Private Equity Says Its Fund Values Don’t Come From Dartboards
Sep 04, 2025 18:12:00 -0400 by Bill Alpert | #Private Equity(Dreamstime)
With the federal government considering whether to encourage 401(k) retirement plans to include private assets, one concern is knowing what those investments are worth.
The value of a stock and bond portfolio is clear, from moment to moment, but what about a bunch of real estate, private loans, and private companies? If some of the $12 trillion in retirement accounts will go into such investments, the calculation of returns, payouts, and fees will depend on reliable valuation.
Some think that private valuation is like throwing darts at a dartboard. That couldn’t be further from the truth, said Craig Lewis, a Vanderbilt University finance professor who previously served as chief economist at the U.S. Securities and Exchange Commission. He joined a couple of dozen other experts to discuss the elaborate procedures used to value private assets in a Thursday morning roundtable sponsored by the Wall Street industry association Sifma.

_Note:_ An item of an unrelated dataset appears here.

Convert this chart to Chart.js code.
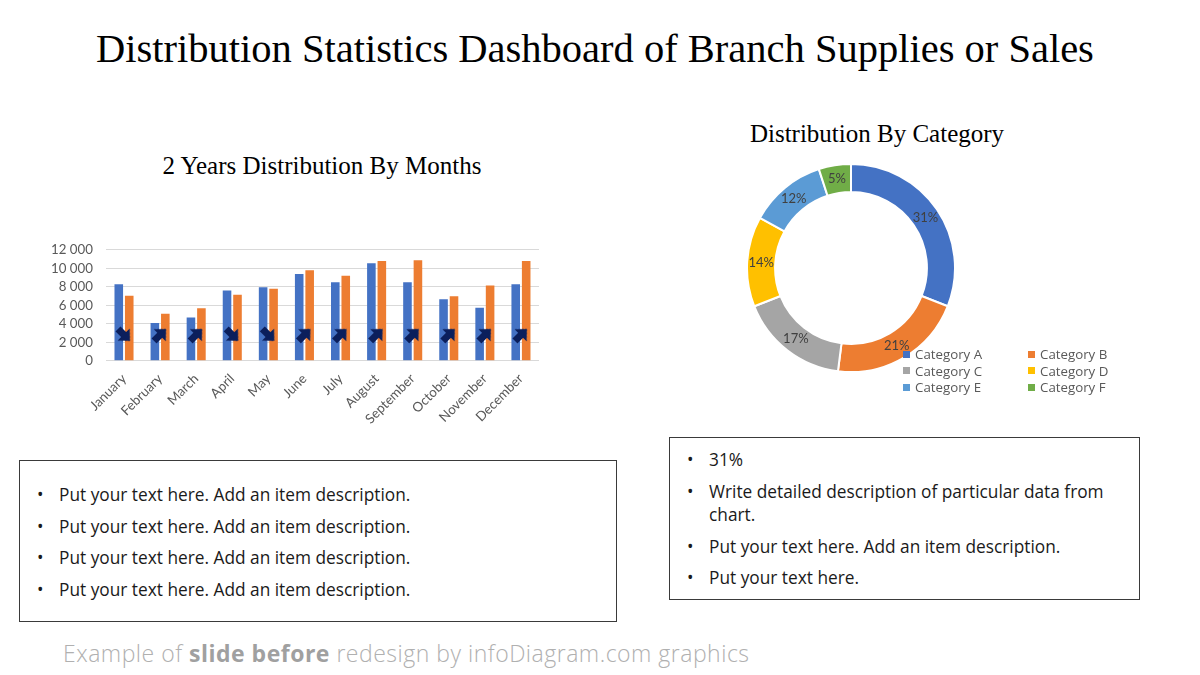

Private-fund managers get updates from the businesses and properties they own. Third-party data services help compare those holdings to others in the same industry. Auditors test the fund company’s work. In the last decade, private managers have gone from valuing portfolios quarterly to valuing them monthly and even daily.
A few trends are driving these pricing improvements, said Cindy Ma, who runs portfolio valuation services at the investment banking firm Houlihan Lokey. Instead of waiting for a private-equity fund to wind down, big investors now sometimes trade their piece of a fund to another big investor. Funds are also borrowing to leverage returns or raise cash, and lenders want to know what a portfolio is worth.
Daily values of real estate portfolios have been calculated for the past 20 years at asset manager PGIM, said Sara Shean, who runs its defined contribution retirement fund business.
The valuation estimates for private assets are going to be less precise than for stocks and bonds because there is less information available, said Vanderbilt’s Lewis. But public market values aren’t certain either, he noted. Fixed-income funds can arrive at different conclusions about the same publicly traded bond. Stock analysts vary in their price targets.
For retirement savers, worries about the pricing of private holdings would be mitigated by several things. The vehicles where private assets show up will likely be target-date funds with longtime horizons before their investors cash out. Private assets will be a small percentage of a professionally managed portfolio, with plenty of other liquid assets available when retirees need to cash out.
Government regulators don’t want 85-year-olds to be asked to put everything into fourth-tier private investments that everyone else has passed on, SEC Commissioner Mark Uyeda told the roundtable.
“That’s not what we’re talking about, and we have regulations to guard against that,” he said.